Aim:
Your output is the lines from the first one to the one containing "const yticksH=[0,10,20,30];", repeated exactly, with images left out.
--------------------------------
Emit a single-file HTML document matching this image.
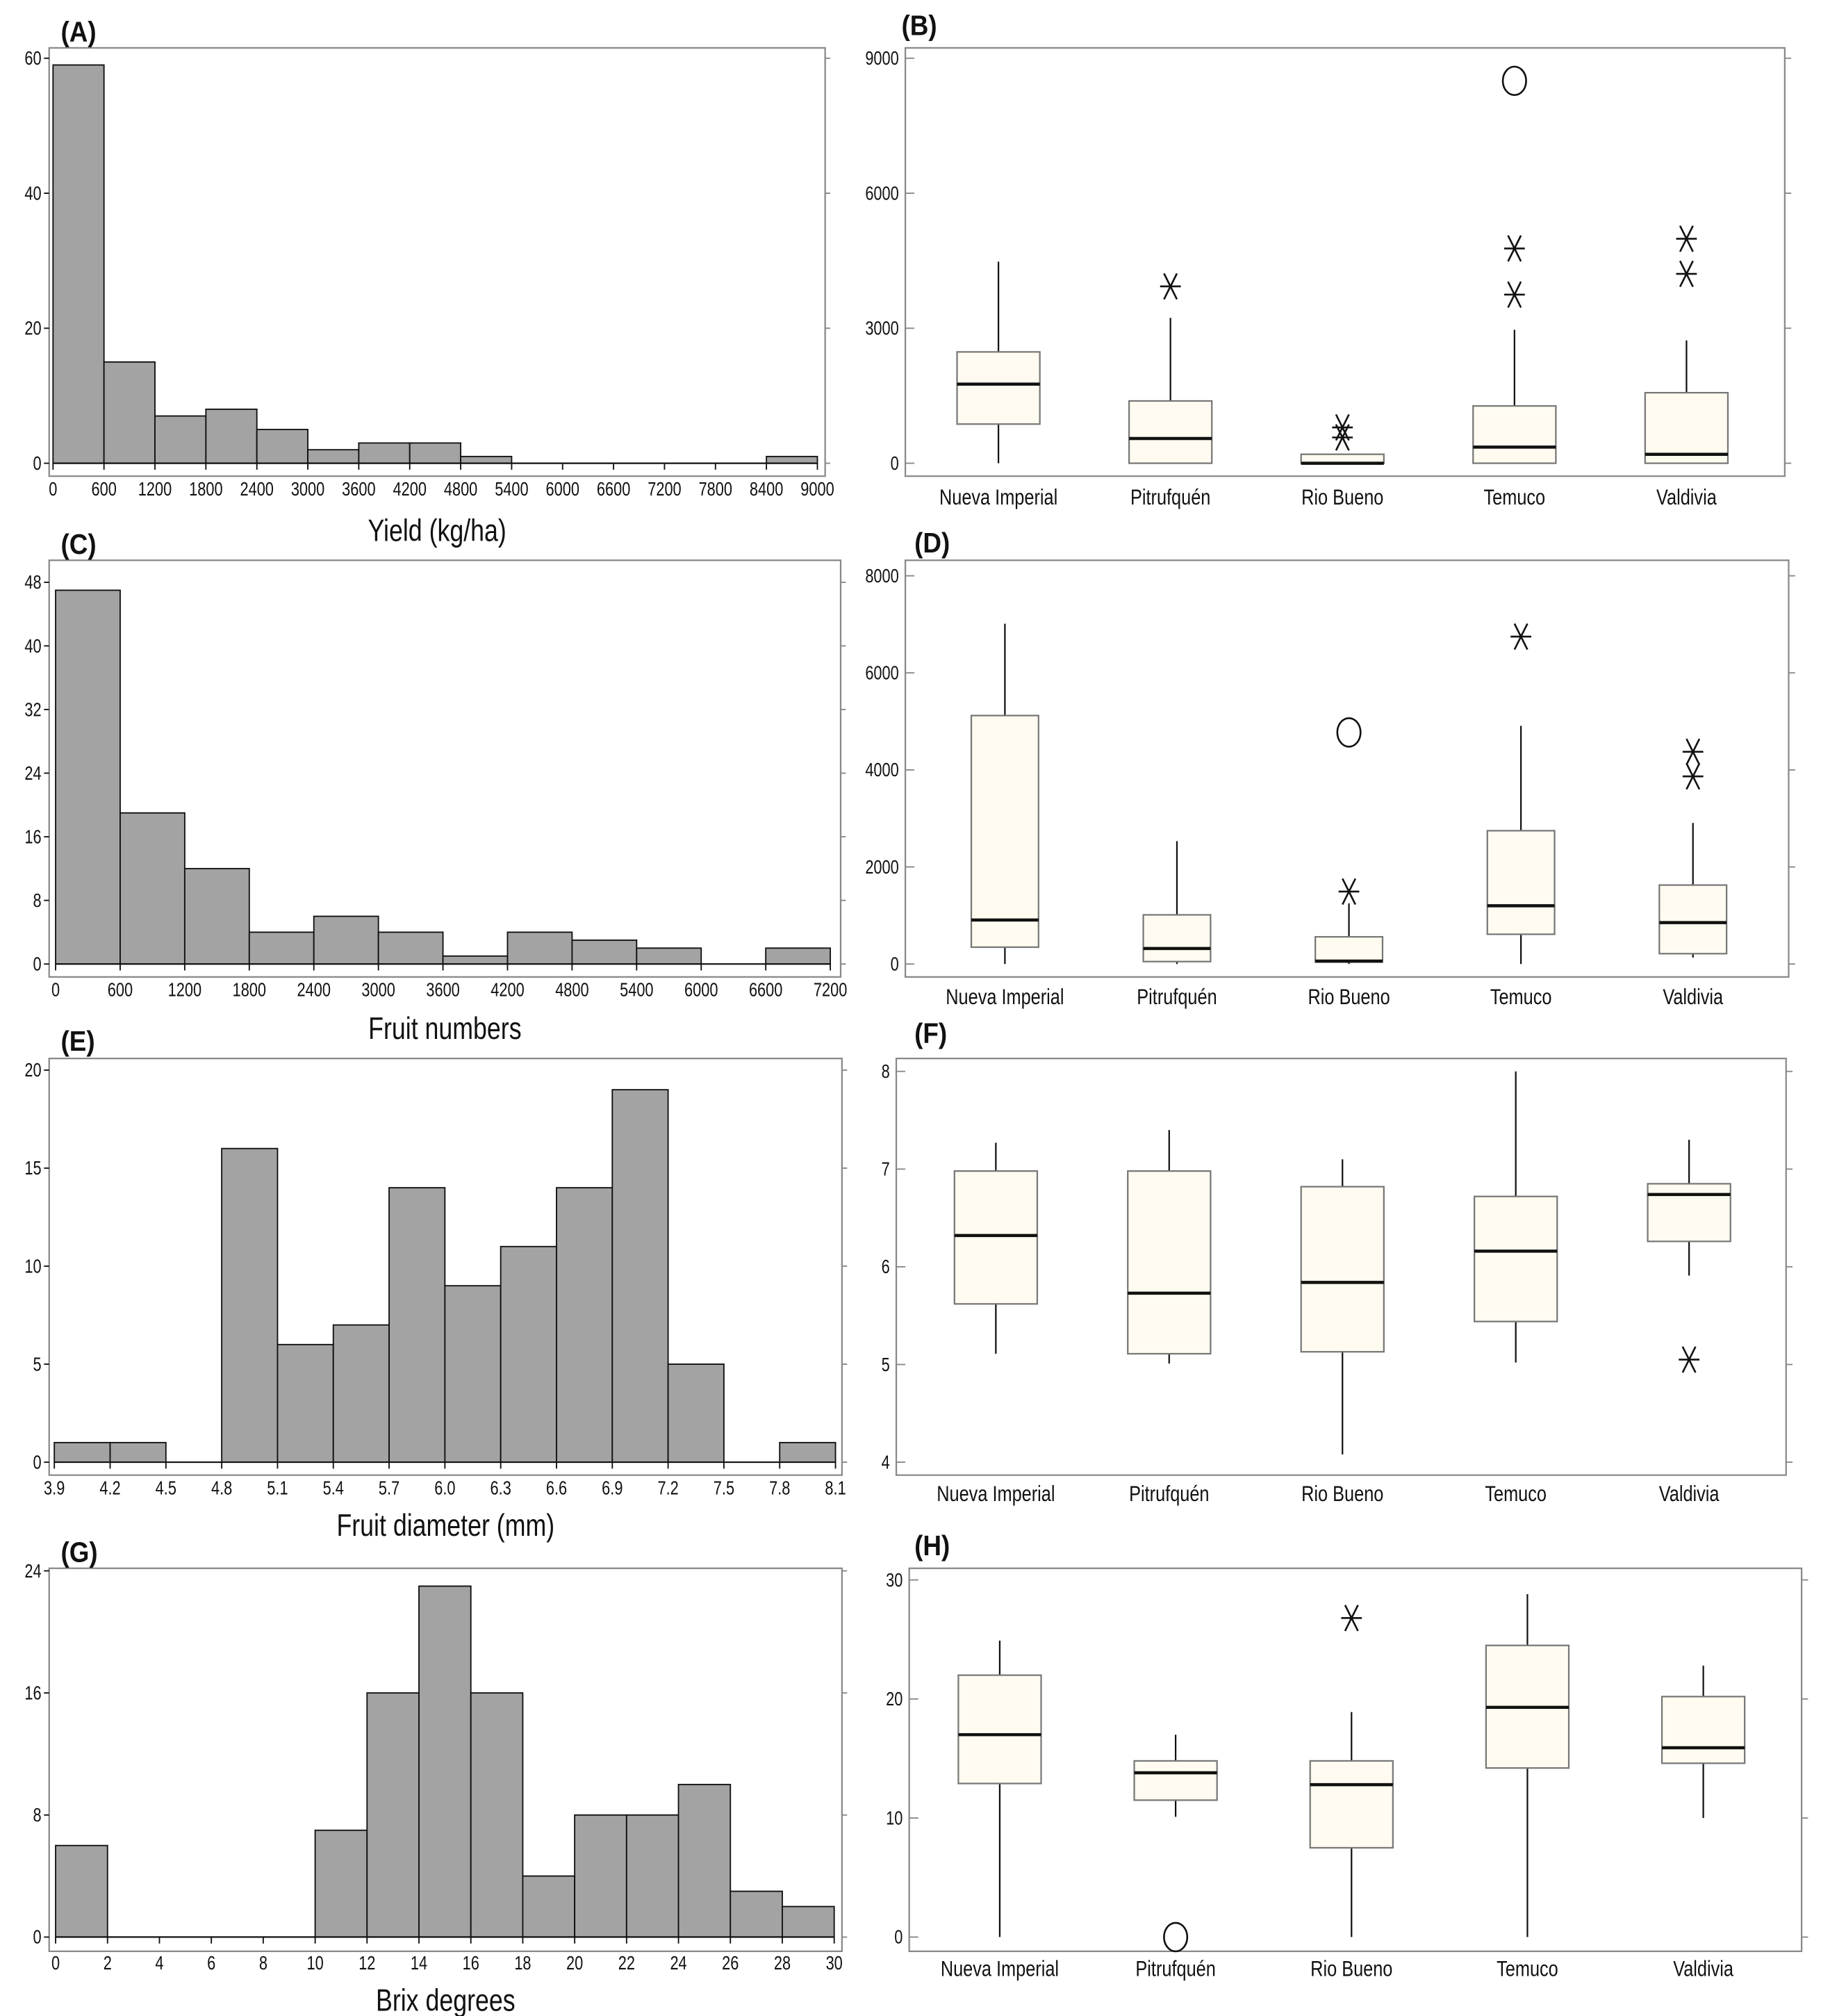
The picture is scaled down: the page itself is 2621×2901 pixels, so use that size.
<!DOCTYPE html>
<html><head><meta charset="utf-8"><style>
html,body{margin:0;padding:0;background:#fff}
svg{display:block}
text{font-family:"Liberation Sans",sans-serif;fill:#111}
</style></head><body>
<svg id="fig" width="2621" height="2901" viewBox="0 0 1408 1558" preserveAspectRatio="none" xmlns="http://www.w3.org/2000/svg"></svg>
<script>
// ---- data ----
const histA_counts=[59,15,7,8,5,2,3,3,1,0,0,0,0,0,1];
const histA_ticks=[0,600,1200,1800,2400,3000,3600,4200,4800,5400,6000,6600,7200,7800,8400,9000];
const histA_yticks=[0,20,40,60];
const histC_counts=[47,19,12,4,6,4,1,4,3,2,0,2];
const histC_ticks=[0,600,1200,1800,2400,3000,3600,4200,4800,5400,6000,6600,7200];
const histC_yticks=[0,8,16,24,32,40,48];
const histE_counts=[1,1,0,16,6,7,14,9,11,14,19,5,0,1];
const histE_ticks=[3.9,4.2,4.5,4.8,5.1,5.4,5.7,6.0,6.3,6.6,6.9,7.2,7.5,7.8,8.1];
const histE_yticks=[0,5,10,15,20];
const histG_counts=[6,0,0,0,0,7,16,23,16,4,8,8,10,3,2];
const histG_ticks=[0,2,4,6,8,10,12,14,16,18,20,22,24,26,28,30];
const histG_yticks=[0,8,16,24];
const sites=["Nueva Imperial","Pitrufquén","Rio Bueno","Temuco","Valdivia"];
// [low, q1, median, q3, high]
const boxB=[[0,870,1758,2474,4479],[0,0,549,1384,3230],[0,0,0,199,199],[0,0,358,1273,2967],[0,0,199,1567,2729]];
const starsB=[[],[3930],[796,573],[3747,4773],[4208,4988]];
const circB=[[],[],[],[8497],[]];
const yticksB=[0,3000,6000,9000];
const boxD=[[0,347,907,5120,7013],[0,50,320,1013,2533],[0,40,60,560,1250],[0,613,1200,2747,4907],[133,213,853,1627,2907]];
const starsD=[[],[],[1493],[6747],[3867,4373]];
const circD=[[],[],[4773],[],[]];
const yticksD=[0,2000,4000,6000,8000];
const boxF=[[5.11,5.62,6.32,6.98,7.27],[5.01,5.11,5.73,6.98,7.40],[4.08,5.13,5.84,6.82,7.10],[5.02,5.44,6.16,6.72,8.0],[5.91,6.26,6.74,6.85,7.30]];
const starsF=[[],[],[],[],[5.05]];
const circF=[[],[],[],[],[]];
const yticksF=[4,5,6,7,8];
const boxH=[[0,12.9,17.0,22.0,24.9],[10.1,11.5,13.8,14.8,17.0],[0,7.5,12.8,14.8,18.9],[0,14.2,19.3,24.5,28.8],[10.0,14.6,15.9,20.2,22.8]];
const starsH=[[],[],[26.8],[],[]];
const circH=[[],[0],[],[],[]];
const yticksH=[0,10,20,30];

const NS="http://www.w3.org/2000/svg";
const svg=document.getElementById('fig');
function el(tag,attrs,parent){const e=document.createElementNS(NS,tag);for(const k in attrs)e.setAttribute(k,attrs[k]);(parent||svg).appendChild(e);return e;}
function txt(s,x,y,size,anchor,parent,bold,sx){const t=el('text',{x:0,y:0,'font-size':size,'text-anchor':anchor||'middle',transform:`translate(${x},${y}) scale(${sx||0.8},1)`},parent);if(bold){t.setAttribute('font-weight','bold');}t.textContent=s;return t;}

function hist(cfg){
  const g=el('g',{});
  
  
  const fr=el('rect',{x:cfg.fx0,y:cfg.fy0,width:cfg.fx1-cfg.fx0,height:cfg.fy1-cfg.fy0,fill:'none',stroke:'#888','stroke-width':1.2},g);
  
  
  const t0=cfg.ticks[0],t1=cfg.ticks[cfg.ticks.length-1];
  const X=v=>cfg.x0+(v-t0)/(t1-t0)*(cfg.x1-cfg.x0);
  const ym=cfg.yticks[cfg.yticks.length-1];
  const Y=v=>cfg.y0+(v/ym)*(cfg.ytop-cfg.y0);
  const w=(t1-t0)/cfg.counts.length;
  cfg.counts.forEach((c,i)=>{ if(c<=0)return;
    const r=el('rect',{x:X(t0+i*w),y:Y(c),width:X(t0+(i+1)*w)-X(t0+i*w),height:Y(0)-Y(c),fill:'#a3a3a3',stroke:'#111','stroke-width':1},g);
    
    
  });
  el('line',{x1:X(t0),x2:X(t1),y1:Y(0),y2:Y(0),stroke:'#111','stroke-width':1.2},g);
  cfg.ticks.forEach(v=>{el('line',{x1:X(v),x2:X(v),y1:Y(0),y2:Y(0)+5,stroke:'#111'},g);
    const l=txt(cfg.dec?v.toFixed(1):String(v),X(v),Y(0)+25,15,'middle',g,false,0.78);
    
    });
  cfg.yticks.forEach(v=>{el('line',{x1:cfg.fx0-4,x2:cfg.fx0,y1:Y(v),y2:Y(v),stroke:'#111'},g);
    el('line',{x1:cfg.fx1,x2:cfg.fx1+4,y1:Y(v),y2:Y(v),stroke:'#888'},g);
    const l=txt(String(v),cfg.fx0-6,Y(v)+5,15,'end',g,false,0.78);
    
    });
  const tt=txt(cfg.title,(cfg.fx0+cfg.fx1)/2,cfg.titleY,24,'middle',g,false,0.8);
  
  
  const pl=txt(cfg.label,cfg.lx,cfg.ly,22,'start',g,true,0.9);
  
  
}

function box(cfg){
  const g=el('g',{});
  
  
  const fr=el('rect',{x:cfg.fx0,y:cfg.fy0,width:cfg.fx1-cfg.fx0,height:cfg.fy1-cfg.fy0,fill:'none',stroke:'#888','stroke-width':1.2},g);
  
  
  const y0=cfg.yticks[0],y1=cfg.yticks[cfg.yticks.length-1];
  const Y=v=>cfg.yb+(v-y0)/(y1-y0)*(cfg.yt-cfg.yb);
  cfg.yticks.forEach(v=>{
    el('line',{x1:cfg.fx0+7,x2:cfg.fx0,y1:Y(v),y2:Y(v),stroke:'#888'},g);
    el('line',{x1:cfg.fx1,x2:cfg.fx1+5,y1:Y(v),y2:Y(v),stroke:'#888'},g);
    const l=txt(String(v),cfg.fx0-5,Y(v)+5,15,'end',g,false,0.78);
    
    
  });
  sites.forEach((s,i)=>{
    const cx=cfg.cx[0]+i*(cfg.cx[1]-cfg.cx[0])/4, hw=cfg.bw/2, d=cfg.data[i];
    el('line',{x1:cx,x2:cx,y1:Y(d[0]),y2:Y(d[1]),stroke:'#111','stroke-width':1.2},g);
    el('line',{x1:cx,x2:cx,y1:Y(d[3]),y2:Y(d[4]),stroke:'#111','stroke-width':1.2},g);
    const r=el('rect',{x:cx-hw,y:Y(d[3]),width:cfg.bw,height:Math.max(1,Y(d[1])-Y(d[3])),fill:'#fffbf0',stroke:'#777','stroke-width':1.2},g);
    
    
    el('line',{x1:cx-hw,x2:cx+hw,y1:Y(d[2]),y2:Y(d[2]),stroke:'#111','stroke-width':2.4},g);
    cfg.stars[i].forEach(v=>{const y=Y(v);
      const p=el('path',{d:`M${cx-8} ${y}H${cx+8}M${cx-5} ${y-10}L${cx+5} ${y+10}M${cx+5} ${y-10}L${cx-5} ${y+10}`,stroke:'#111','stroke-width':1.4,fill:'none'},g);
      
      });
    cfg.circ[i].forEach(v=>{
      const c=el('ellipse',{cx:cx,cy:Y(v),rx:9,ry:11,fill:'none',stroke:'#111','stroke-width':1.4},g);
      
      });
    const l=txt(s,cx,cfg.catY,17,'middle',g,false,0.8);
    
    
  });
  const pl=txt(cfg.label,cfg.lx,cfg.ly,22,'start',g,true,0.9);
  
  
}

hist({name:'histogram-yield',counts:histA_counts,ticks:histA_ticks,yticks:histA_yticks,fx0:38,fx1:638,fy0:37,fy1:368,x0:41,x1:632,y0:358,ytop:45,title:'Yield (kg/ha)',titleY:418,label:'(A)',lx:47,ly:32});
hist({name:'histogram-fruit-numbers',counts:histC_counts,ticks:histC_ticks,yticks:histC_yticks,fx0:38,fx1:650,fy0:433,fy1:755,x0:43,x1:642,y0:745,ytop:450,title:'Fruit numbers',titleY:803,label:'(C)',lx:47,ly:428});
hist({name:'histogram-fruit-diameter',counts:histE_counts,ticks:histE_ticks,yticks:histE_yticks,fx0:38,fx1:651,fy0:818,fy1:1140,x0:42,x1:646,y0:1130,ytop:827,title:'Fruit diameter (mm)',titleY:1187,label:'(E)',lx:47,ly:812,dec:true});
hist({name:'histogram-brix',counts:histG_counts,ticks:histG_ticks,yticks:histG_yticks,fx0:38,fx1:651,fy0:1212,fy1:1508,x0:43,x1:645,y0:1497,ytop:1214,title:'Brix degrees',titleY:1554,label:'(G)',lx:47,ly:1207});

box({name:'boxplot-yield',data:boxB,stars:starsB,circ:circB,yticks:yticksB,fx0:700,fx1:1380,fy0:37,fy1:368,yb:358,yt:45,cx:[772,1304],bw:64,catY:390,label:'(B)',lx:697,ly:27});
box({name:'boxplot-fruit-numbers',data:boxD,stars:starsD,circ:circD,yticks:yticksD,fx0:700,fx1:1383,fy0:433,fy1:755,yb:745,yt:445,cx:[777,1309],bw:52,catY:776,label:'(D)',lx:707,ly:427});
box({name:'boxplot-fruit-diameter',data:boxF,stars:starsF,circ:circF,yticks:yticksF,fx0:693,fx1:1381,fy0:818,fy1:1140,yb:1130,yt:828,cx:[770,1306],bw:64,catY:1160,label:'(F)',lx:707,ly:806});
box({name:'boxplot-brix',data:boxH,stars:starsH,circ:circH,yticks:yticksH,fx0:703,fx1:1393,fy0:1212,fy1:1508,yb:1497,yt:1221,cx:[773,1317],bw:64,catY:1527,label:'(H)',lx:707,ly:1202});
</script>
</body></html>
--------------------------------
Exercise solution:
Emit a single-file HTML document matching this image.
The picture is scaled down: the page itself is 2621×2901 pixels, so use that size.
<!DOCTYPE html>
<html><head><meta charset="utf-8"><style>
html,body{margin:0;padding:0;background:#fff}
svg{display:block}
text{font-family:"Liberation Sans",sans-serif;fill:#111}
</style></head><body>
<svg id="fig" width="2621" height="2901" viewBox="0 0 1408 1558" preserveAspectRatio="none" xmlns="http://www.w3.org/2000/svg"></svg>
<script>
// ---- data ----
const histA_counts=[59,15,7,8,5,2,3,3,1,0,0,0,0,0,1];
const histA_ticks=[0,600,1200,1800,2400,3000,3600,4200,4800,5400,6000,6600,7200,7800,8400,9000];
const histA_yticks=[0,20,40,60];
const histC_counts=[47,19,12,4,6,4,1,4,3,2,0,2];
const histC_ticks=[0,600,1200,1800,2400,3000,3600,4200,4800,5400,6000,6600,7200];
const histC_yticks=[0,8,16,24,32,40,48];
const histE_counts=[1,1,0,16,6,7,14,9,11,14,19,5,0,1];
const histE_ticks=[3.9,4.2,4.5,4.8,5.1,5.4,5.7,6.0,6.3,6.6,6.9,7.2,7.5,7.8,8.1];
const histE_yticks=[0,5,10,15,20];
const histG_counts=[6,0,0,0,0,7,16,23,16,4,8,8,10,3,2];
const histG_ticks=[0,2,4,6,8,10,12,14,16,18,20,22,24,26,28,30];
const histG_yticks=[0,8,16,24];
const sites=["Nueva Imperial","Pitrufquén","Rio Bueno","Temuco","Valdivia"];
// [low, q1, median, q3, high]
const boxB=[[0,870,1758,2474,4479],[0,0,549,1384,3230],[0,0,0,199,199],[0,0,358,1273,2967],[0,0,199,1567,2729]];
const starsB=[[],[3930],[796,573],[3747,4773],[4208,4988]];
const circB=[[],[],[],[8497],[]];
const yticksB=[0,3000,6000,9000];
const boxD=[[0,347,907,5120,7013],[0,50,320,1013,2533],[0,40,60,560,1250],[0,613,1200,2747,4907],[133,213,853,1627,2907]];
const starsD=[[],[],[1493],[6747],[3867,4373]];
const circD=[[],[],[4773],[],[]];
const yticksD=[0,2000,4000,6000,8000];
const boxF=[[5.11,5.62,6.32,6.98,7.27],[5.01,5.11,5.73,6.98,7.40],[4.08,5.13,5.84,6.82,7.10],[5.02,5.44,6.16,6.72,8.0],[5.91,6.26,6.74,6.85,7.30]];
const starsF=[[],[],[],[],[5.05]];
const circF=[[],[],[],[],[]];
const yticksF=[4,5,6,7,8];
const boxH=[[0,12.9,17.0,22.0,24.9],[10.1,11.5,13.8,14.8,17.0],[0,7.5,12.8,14.8,18.9],[0,14.2,19.3,24.5,28.8],[10.0,14.6,15.9,20.2,22.8]];
const starsH=[[],[],[26.8],[],[]];
const circH=[[],[0],[],[],[]];
const yticksH=[0,10,20,30];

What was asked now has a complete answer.